Power series expansions 
The following initial-value problems has a unique solution that is
  analytic at the origin. Find the power series expansion
  $\sum_{k=0}^\infty a_kz^k$ of the solution by determining a recurrence
  relation for the coefficients $a_j$.
a.  $\begin{cases} \frac{d^2f}{dz^2}-z\frac{df}{dz}-f=0  \\ f(0)=1,\
 f'(0)=0  \end{cases}$
b.$\begin{cases} \frac{d^2f}{dz^2}+4f=0  \\ f(0)=1,\ f'(0)=1 
 \end{cases}$

My attempt:
For a, I know that $f''=zf'+f \implies f''(0)=0\dot\ f'(0)+f(0)=0+1=1$, but the answer is $$\sum^{\infty}_{j=0}\frac{1}{j!}(\frac{z^2}{2})^j=e^{z^2/2}$$
 A: It is is a good idea to start from
$$
f''=zf'+f.
$$
This yields
$$
\sum_{k\geq 2} k(k-1)a_kz^{k-2}=z\sum_{k\geq 1}ka_kz^{k-1}+\sum_{k\geq 0}a_kz^k
$$
hence
$$
\sum_{k\geq 0} (k+2)(k+1)a_{k+2}z^{k}=\sum_{k\geq 0}(k+1)a_kz^{k}.
$$
Equating the coefficients, we get
$$
(k+2)(k+1)a_{k+2}=(k+1)a_k\quad\Rightarrow\quad a_{k+2}=\frac{a_k}{k+2} \text{or}\ a_k=a_{k+2}(k+2)
$$
and the initial conditions yield
$$
a_0=1\qquad a_1=0.
$$
By induction, it follows readily that $a_{2k+1}=0$ for all $k\geq 0$.
Now
$$
a_{2k+2}=\frac{a_{2k}}{2k+2}=\frac{a_{2k}}{2(k+1)}.
$$ 
Also, another induction from the initial conditions and from $a_{k+2}=\frac{a_k}{k+2}$ shows that
$$
a_{2k}=\frac{1}{2^kk!}
$$
Therefore
$$
\sum_{k\geq 0}a_kz^k=\sum_{k\geq 0}\frac{z^{2k}}{2^kk!}=\sum_{k\geq 0}\frac{(z^2/2)^{k}}{k!}=e^{z^2/2}.
$$
Remark: so the power series $f$ has infinite radius of convergence. Moving backwards, what we have done shows that $f$ is a solution of the ODE on $\mathbb{R}$.

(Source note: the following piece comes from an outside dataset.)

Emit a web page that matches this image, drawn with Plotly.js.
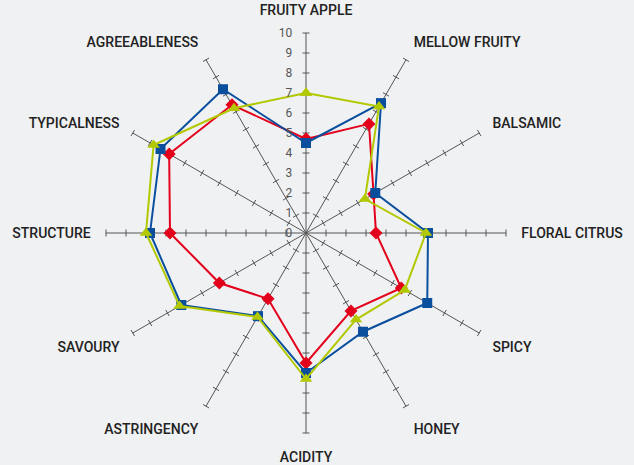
<!DOCTYPE html>
<html>
<head>
<meta charset="utf-8">
<script src="https://cdn.plot.ly/plotly-3.0.1.min.js"></script>
<style>
html,body{margin:0;padding:0;background:#f0f1f3;}
#chart{width:634px;height:465px;}
</style>
</head>
<body>
<div id="chart"></div>
<script>
const categories = ["FRUITY APPLE","MELLOW FRUITY","BALSAMIC","FLORAL CITRUS","SPICY","HONEY","ACIDITY","ASTRINGENCY","SAVOURY","STRUCTURE","TYPICALNESS","AGREEABLENESS"];
const blueValues  = [4.5, 7.5, 4.0, 6.1, 7.0, 5.7, 7.0, 4.8, 7.2, 7.8, 8.4, 8.3];
const redValues   = [4.7, 6.3, 3.9, 3.5, 5.5, 4.5, 6.5, 3.8, 5.0, 6.8, 7.9, 7.4];
const greenValues = [7.0, 7.3, 3.4, 6.0, 5.7, 5.0, 7.3, 4.85, 7.3, 8.0, 8.8, 7.2];
const tickValues = [0,1,2,3,4,5,6,7,8,9,10];
const tickLabels = ["0","1","2","3","4","5","6","7","8","9","10"];

const FONT = "Roboto,'Liberation Sans',sans-serif";

function closed(a){ return a.concat([a[0]]); }

// small cross ticks on every spoke, derived from categories and tick values
const tkTheta = [], tkR = [], tkAngle = [];
const step = 360 / categories.length;
categories.forEach((c, i) => {
  tickValues.slice(1).forEach(v => {
    tkTheta.push(c); tkR.push(v); tkAngle.push(i * step);
  });
});

const traces = [
  {
    type: "scatterpolar", r: tkR, theta: tkTheta, mode: "markers",
    marker: {symbol: "line-ew-open", size: 5, angle: tkAngle, color: "#555", line: {color: "#555", width: 1}},
    hoverinfo: "skip", showlegend: false
  },
  {
    type: "scatterpolar", r: closed(redValues), theta: closed(categories), mode: "lines+markers",
    line: {color: "#e2001a", width: 2},
    marker: {symbol: "diamond", size: 10, color: "#e2001a"},
    showlegend: false
  },
  {
    type: "scatterpolar", r: closed(blueValues), theta: closed(categories), mode: "lines+markers",
    line: {color: "#0a4f9e", width: 2},
    marker: {symbol: "square", size: 10, color: "#0a4f9e"},
    showlegend: false
  },
  {
    type: "scatterpolar", r: closed(greenValues), theta: closed(categories), mode: "lines+markers",
    line: {color: "#b2c800", width: 2},
    marker: {symbol: "triangle-up", size: 11, color: "#b2c800"},
    showlegend: false
  }
];

const layout = {
  width: 634, height: 465,
  margin: {l: 0, r: 0, t: 0, b: 0},
  paper_bgcolor: "#f0f1f3",
  plot_bgcolor: "#f0f1f3",
  font: {family: FONT, color: "#222"},
  polar: {
    domain: {x: [106/634, 506/634], y: [32/465, 432/465]},
    bgcolor: "rgba(0,0,0,0)",
    radialaxis: {
      range: [0, 10], angle: 90, side: "counterclockwise",
      tickvals: tickValues, ticktext: tickLabels, tickangle: 90,
      showline: false, showgrid: false,
      ticks: "outside", ticklen: 9, tickcolor: "rgba(0,0,0,0)",
      tickfont: {family: FONT, size: 12, color: "#555"}
    },
    angularaxis: {
      type: "category", categoryorder: "array", categoryarray: categories,
      rotation: 90, direction: "clockwise",
      showline: false, showgrid: true, gridcolor: "#555", gridwidth: 1,
      ticks: "outside", ticklen: 12, tickcolor: "rgba(0,0,0,0)",
      tickfont: {family: FONT, size: 14, color: "#222", weight: 500}
    }
  }
};

Plotly.newPlot("chart", traces, layout, {displayModeBar: false, staticPlot: true});
</script>
</body>
</html>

A: Assume that $$f=\sum_{k\geq 0} a_k x^k$$
The equation then gives you that
$$\sum_{k\geq 2} a_kk(k-1) x^{k-2}=\sum_{k\geq 1} a_kk x^k+\sum_{k\geq 0} a_k x^k$$
We can normalize this to "$k \geq 0$" to get
$$\sum_{k\geq 0} a_{k+2}(k+2)(k+1) x^{k}=\sum_{k\geq 0} a_kk x^k+\sum_{k\geq 0} a_k x^k$$
It follows $$(k+1)(k+2)a_{k+2}=(k+1)a_k$$ or equivalently $$(k+2)a_{k+2}=a_k$$ 
from this, the solution should be straightforward. Analyze the cases for odd and even indices.